_What the exercise asks_
From the listing below, copy only the lines running from the line that contains "What TikZ code" to the line that contains "minimum width=8.42cm, minimum", both included.

_Information supplied_
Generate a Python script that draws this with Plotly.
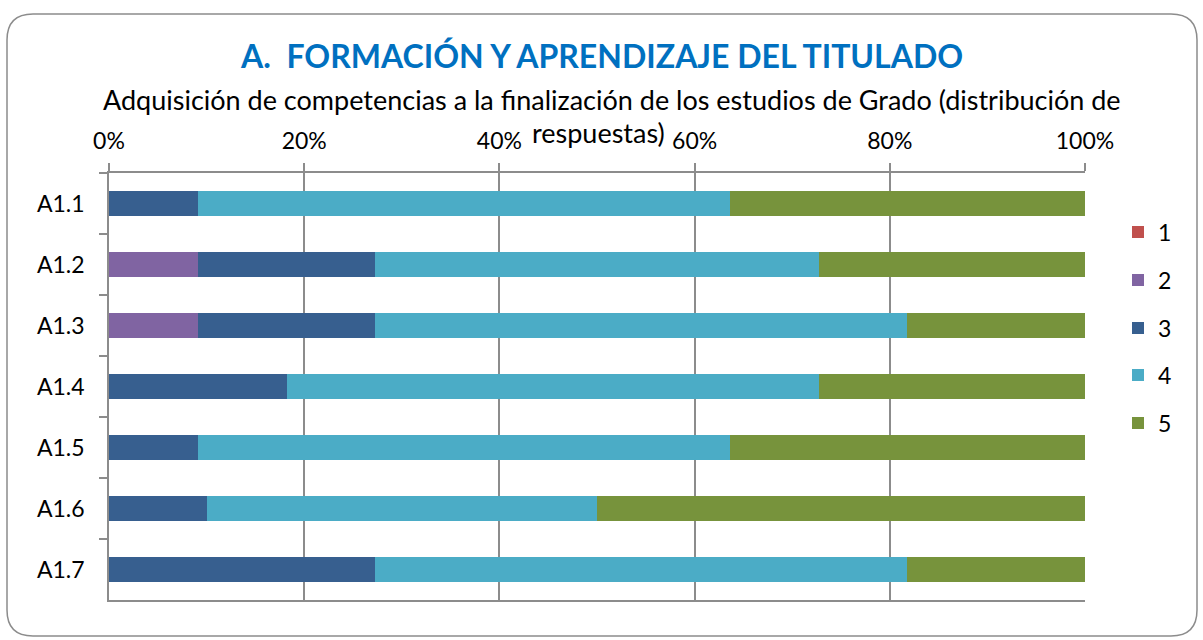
...
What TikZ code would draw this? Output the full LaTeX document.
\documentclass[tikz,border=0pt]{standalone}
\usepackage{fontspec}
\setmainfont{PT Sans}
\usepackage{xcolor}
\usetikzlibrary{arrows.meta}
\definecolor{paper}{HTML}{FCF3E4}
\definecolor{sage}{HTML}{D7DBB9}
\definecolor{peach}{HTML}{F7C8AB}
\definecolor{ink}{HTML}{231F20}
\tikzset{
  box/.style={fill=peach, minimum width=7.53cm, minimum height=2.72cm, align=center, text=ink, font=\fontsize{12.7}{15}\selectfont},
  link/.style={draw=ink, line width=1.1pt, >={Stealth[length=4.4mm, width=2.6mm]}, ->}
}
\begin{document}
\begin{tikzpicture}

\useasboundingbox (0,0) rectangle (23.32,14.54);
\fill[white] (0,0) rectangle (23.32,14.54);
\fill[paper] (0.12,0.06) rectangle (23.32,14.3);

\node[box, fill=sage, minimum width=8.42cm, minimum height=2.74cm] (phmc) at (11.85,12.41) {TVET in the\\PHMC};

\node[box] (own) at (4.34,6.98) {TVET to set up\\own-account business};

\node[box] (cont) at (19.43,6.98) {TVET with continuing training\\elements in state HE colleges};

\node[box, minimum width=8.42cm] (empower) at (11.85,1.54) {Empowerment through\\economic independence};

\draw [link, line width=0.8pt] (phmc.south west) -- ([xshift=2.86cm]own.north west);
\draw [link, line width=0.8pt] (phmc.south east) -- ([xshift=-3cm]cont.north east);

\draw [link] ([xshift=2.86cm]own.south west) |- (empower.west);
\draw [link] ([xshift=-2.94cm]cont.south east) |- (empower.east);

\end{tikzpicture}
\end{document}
...
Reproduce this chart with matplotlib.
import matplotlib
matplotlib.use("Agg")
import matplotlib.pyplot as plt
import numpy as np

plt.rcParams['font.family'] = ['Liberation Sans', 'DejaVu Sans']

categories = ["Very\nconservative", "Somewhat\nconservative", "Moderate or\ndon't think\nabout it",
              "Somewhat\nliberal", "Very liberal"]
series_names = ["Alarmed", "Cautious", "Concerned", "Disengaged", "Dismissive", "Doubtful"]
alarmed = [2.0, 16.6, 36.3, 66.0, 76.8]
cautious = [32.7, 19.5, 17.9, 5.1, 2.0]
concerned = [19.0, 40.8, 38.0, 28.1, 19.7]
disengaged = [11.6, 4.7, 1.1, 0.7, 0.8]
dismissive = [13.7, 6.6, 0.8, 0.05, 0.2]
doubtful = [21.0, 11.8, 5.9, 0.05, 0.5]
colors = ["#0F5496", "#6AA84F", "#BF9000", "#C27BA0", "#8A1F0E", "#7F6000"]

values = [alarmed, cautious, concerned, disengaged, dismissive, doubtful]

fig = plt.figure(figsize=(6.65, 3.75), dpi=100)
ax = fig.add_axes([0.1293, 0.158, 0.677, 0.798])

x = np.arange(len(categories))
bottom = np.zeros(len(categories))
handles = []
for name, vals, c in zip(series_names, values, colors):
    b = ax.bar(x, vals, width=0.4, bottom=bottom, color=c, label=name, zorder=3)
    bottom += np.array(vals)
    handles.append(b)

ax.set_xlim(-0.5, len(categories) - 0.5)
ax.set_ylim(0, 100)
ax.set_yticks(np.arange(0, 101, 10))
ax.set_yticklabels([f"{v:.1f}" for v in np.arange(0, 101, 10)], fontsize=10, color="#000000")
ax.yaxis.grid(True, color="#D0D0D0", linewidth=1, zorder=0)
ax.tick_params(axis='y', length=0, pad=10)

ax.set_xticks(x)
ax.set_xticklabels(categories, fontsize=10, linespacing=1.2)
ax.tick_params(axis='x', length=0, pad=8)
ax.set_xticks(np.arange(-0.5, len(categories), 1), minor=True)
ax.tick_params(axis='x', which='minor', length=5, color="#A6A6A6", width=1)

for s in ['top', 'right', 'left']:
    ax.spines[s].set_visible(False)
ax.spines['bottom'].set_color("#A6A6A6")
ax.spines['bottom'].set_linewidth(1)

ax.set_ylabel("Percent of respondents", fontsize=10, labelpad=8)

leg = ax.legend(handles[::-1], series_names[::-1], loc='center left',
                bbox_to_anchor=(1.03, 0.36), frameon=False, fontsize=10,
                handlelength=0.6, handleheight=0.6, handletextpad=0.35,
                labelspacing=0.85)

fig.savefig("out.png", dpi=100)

_Full response_
What TikZ code would draw this? Output the full LaTeX document.
\documentclass[tikz,border=0pt]{standalone}
\usepackage{fontspec}
\setmainfont{PT Sans}
\usepackage{xcolor}
\usetikzlibrary{arrows.meta}
\definecolor{paper}{HTML}{FCF3E4}
\definecolor{sage}{HTML}{D7DBB9}
\definecolor{peach}{HTML}{F7C8AB}
\definecolor{ink}{HTML}{231F20}
\tikzset{
  box/.style={fill=peach, minimum width=7.53cm, minimum height=2.72cm, align=center, text=ink, font=\fontsize{12.7}{15}\selectfont},
  link/.style={draw=ink, line width=1.1pt, >={Stealth[length=4.4mm, width=2.6mm]}, ->}
}
\begin{document}
\begin{tikzpicture}

\useasboundingbox (0,0) rectangle (23.32,14.54);
\fill[white] (0,0) rectangle (23.32,14.54);
\fill[paper] (0.12,0.06) rectangle (23.32,14.3);

\node[box, fill=sage, minimum width=8.42cm, minimum height=2.74cm] (phmc) at (11.85,12.41) {TVET in the\\PHMC};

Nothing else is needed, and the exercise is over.